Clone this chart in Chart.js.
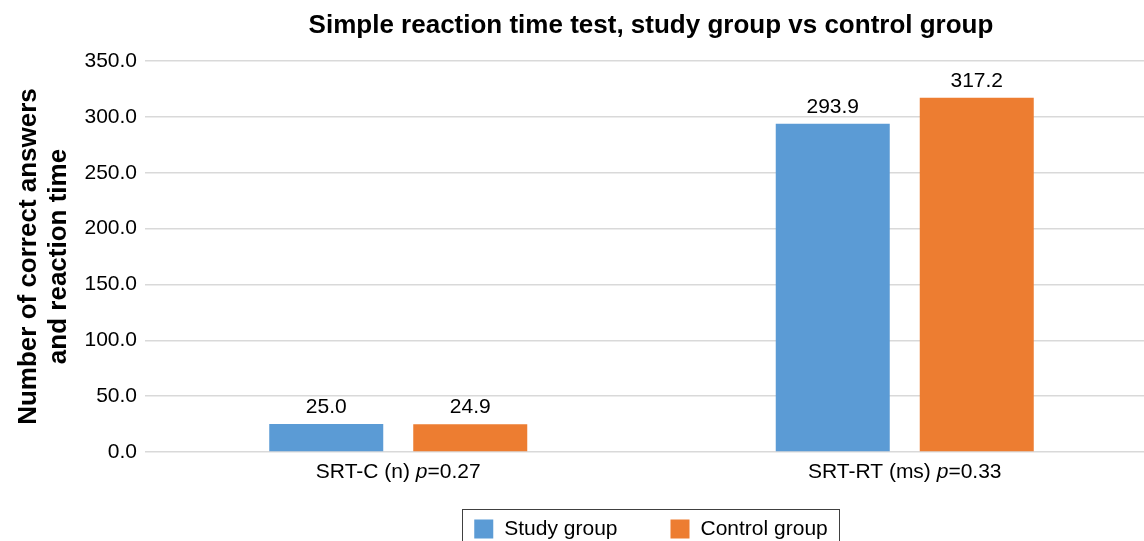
<!DOCTYPE html>
<html>
<head>
<meta charset="utf-8">
<script src="https://cdn.jsdelivr.net/npm/chart.js@4"></script>
<style>
  html, body { margin: 0; padding: 0; background: #fff; overflow: hidden; }
  #chart { display: block; }
</style>
</head>
<body>
<canvas id="chart" width="1302" height="541"></canvas>
<script>
const categories = ["SRT-C (n)", "SRT-RT (ms)"];
const pValues = ["0.27", "0.33"];
const studyGroup = [25.0, 293.9];
const controlGroup = [24.9, 317.2];
const seriesNames = ["Study group", "Control group"];
const seriesColors = ["#5b9bd5", "#ed7d31"];
const yTicks = [0, 50, 100, 150, 200, 250, 300, 350];

const FONT = "'Liberation Sans', Arial, sans-serif";
const TITLE = "Simple reaction time test, study group vs control group";

// title, value labels, x labels with italic p, boxed legend
const decorations = {
    id: "decorations",
    afterDraw(chart) {
        const ctx = chart.ctx;
        const area = chart.chartArea;
        const mid = chart.width / 2;
        ctx.save();
        ctx.fillStyle = "#000";

        // title
        ctx.font = "bold 26px " + FONT;
        ctx.textAlign = "center";
        ctx.textBaseline = "middle";
        ctx.fillText(TITLE, mid, 26);

        // value labels
        ctx.font = "21px " + FONT;
        ctx.textBaseline = "bottom";
        chart.data.datasets.forEach((ds, i) => {
            chart.getDatasetMeta(i).data.forEach((bar, j) => {
                ctx.fillText(ds.data[j].toFixed(1), bar.x, bar.y - 6);
            });
        });

        // category labels
        const xScale = chart.scales.x;
        ctx.textAlign = "left";
        ctx.textBaseline = "middle";
        categories.forEach((cat, i) => {
            const parts = [
                [cat + " ", "21px " + FONT],
                ["p", "italic 21px " + FONT],
                ["=" + pValues[i], "21px " + FONT]
            ];
            let total = 0;
            parts.forEach(p => { ctx.font = p[1]; total += ctx.measureText(p[0]).width; });
            let x = xScale.getPixelForValue(i) - total / 2;
            parts.forEach(p => {
                ctx.font = p[1];
                ctx.fillText(p[0], x, area.bottom + 20);
                x += ctx.measureText(p[0]).width;
            });
        });

        // legend
        ctx.font = "21px " + FONT;
        const box = 19, gapText = 11, gapItem = 53, pad = 12;
        const w0 = ctx.measureText(seriesNames[0]).width;
        const w1 = ctx.measureText(seriesNames[1]).width;
        const total = box + gapText + w0 + gapItem + box + gapText + w1;
        let lx = mid - total / 2;
        const ly = 529;
        ctx.strokeStyle = "#404040";
        ctx.lineWidth = 1;
        ctx.strokeRect(Math.round(lx - pad) + 0.5, 509.5, Math.round(total + pad * 2), 60);
        [w0, w1].forEach((w, i) => {
            ctx.fillStyle = seriesColors[i];
            ctx.fillRect(lx, ly - box / 2, box, box);
            ctx.fillStyle = "#000";
            ctx.fillText(seriesNames[i], lx + box + gapText, ly);
            lx += box + gapText + w + gapItem;
        });
        ctx.restore();
    }
};

new Chart(document.getElementById("chart"), {
    type: "bar",
    data: {
        labels: categories,
        datasets: [
            { label: seriesNames[0], data: studyGroup, backgroundColor: seriesColors[0] },
            { label: seriesNames[1], data: controlGroup, backgroundColor: seriesColors[1] }
        ]
    },
    options: {
        responsive: false,
        animation: false,
        devicePixelRatio: 1,
        categoryPercentage: 0.5686,
        barPercentage: 0.7917,
        layout: { padding: { top: 61, right: 144, bottom: 81, left: 0 } },
        plugins: {
            legend: { display: false },
            title: { display: false },
            tooltip: { enabled: false }
        },
        scales: {
            x: {
                grid: { display: false },
                border: { display: false },
                ticks: { display: false }
            },
            y: {
                min: 0,
                max: 350,
                afterFit(scale) { scale.width = 145; },
                afterBuildTicks(scale) { scale.ticks = yTicks.map(v => ({ value: v })); },
                grid: { color: "#d9d9d9", lineWidth: 1.5, tickLength: 0 },
                border: { display: false },
                ticks: {
                    padding: 8,
                    color: "#000",
                    font: { family: FONT, size: 21 },
                    callback: v => v.toFixed(1)
                },
                title: {
                    display: true,
                    text: ["Number of correct answers", "and reaction time"],
                    color: "#000",
                    font: { family: FONT, size: 26, weight: "bold", lineHeight: 1.154 },
                    padding: { top: 14, bottom: 0 }
                }
            }
        }
    },
    plugins: [decorations]
});
</script>
</body>
</html>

········

- [REQUEST]
Repeat only the lines between the start of the data and the line with "ctx.fillText(TITLE, mid, 26);", including those two lines, and skip the pictures.

- [TASK ANSWER]
Clone this chart in Chart.js.
<!DOCTYPE html>
<html>
<head>
<meta charset="utf-8">
<script src="https://cdn.jsdelivr.net/npm/chart.js@4"></script>
<style>
  html, body { margin: 0; padding: 0; background: #fff; overflow: hidden; }
  #chart { display: block; }
</style>
</head>
<body>
<canvas id="chart" width="1302" height="541"></canvas>
<script>
const categories = ["SRT-C (n)", "SRT-RT (ms)"];
const pValues = ["0.27", "0.33"];
const studyGroup = [25.0, 293.9];
const controlGroup = [24.9, 317.2];
const seriesNames = ["Study group", "Control group"];
const seriesColors = ["#5b9bd5", "#ed7d31"];
const yTicks = [0, 50, 100, 150, 200, 250, 300, 350];

const FONT = "'Liberation Sans', Arial, sans-serif";
const TITLE = "Simple reaction time test, study group vs control group";

// title, value labels, x labels with italic p, boxed legend
const decorations = {
    id: "decorations",
    afterDraw(chart) {
        const ctx = chart.ctx;
        const area = chart.chartArea;
        const mid = chart.width / 2;
        ctx.save();
        ctx.fillStyle = "#000";

        // title
        ctx.font = "bold 26px " + FONT;
        ctx.textAlign = "center";
        ctx.textBaseline = "middle";
        ctx.fillText(TITLE, mid, 26);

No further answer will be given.